The Notting Hill Carnival arrives early and you’d better have yer dancin’ shoes on coz this is gonna be some party. Drawn together by Blur frontman, Damon Albarn and Honest Jons’ collaborator Alan Scholefield, Lif Up.. gathers the cream of “the soca train from Port of Spain”, a four day carnival from the cutting-edge artists at the Trinidad and Tobago that literally blows the roof of all suckas.
Albarn is no stranger, or tourist, to the world music scene, with his previously released Mali Music, on his Honest Jon’s label and Notting Hill record shop of the same name, raising the profile of artists from Africa to Iceland, often in collaboration with his own work.
Lif Up is a multi-coloured blast of the incendiary energy of the human Soca Train, powered by the coals of a hybrid Soul-Calypso soundtrack (hence ‘soca’) with its origins in African and Caribbean music. This is true soul music. Filling your belly with sparks that ignite your hips and feet to start your own fires.
The whole nature of the music in the soca train is that everyone gets on and moves in a direction of unity. In defiance of the strict government in Trinidad, the carnival is the chance for everyone to let their hair down. Soca lyrics traditionally touch on all manner of subjects, from current affairs to sleeping around, set to incendiary tunes blasted out in a fury of creativity. This is not just for dramatic effect; sometimes these tunes are the artists pay checks for the year, and failure to make an impact at the carnival can make things pretty lean.
Heavy on the percussive beats, synthetic stabs of strings, urgent blasts of sampled sirens, whistles and over-excitable backing vocalists butt in and booty everything along in a rumptastic fury of shaking flesh and social good times. This is way more substantial than the populist image of Notting carnival bonhomie of a fat lady kissing a policeman.
Personal favourites are hard to choose when the standard is so high. But Timmy‘s Bumpa Catch A Fire is a prime cut of cheeky breakneck soca, topped off with Timmy urging all to bring their hoses to cool down “yuh bumpas” in fine dancehall style.

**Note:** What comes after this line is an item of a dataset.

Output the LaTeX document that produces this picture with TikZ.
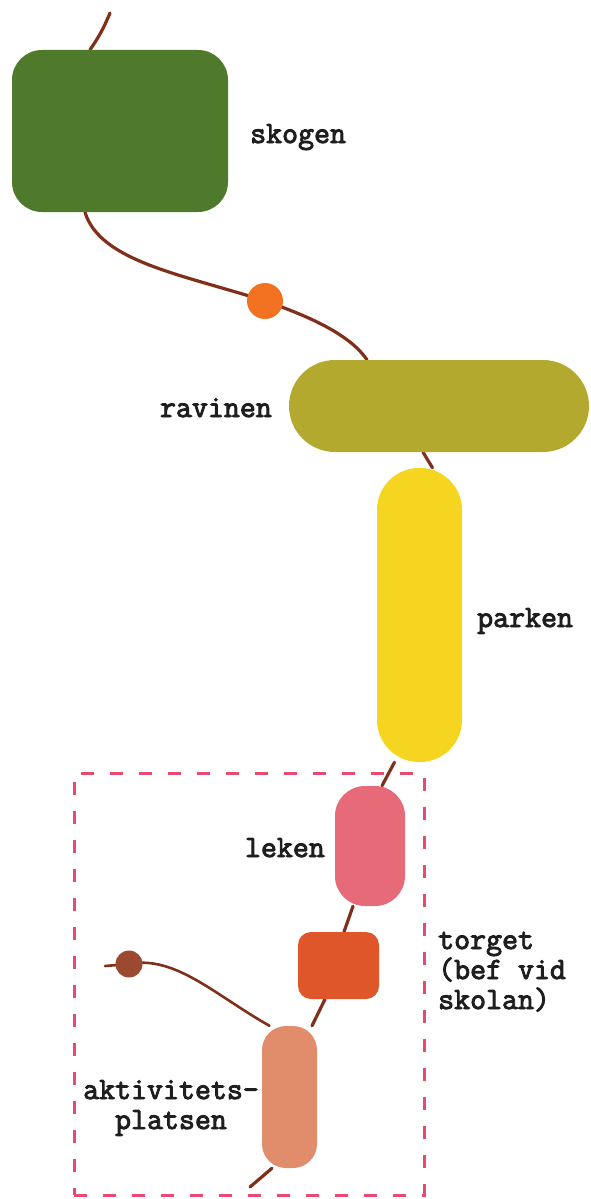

Dawg E Slaughter‘s Trample does just that with a devastating Bajan ‘jump-up’ rhythm.
Other cultural influences are added to the pot with the Indian spicy soca of Massive Gosine‘s Chrloo, and Middle-Eastern stylings of Bobo & Agony‘s Soca Taliban. Maximus Dan is an anthem, reworking a previous classic from more traditional style to cutting edge contemporarism, in celebration of the Soca Train, in an infectious call to good times. Things ain’t all party though, as soca’s social commentary is writ large, with Andre Tanker‘s Food Fight putting the Iraq conflict in basic humorist terms with a choice of those who eat “the ham or the lamb”.
Overall, this is a global wake-up call to stuffy music purists not venturing from their lethargic sofa of musical familiarity. Get out there, get into it, and rediscover what your feet and face were meant for. Forget Notting Hill, get me a ticket to Port of Spain to get on board the Soca Train.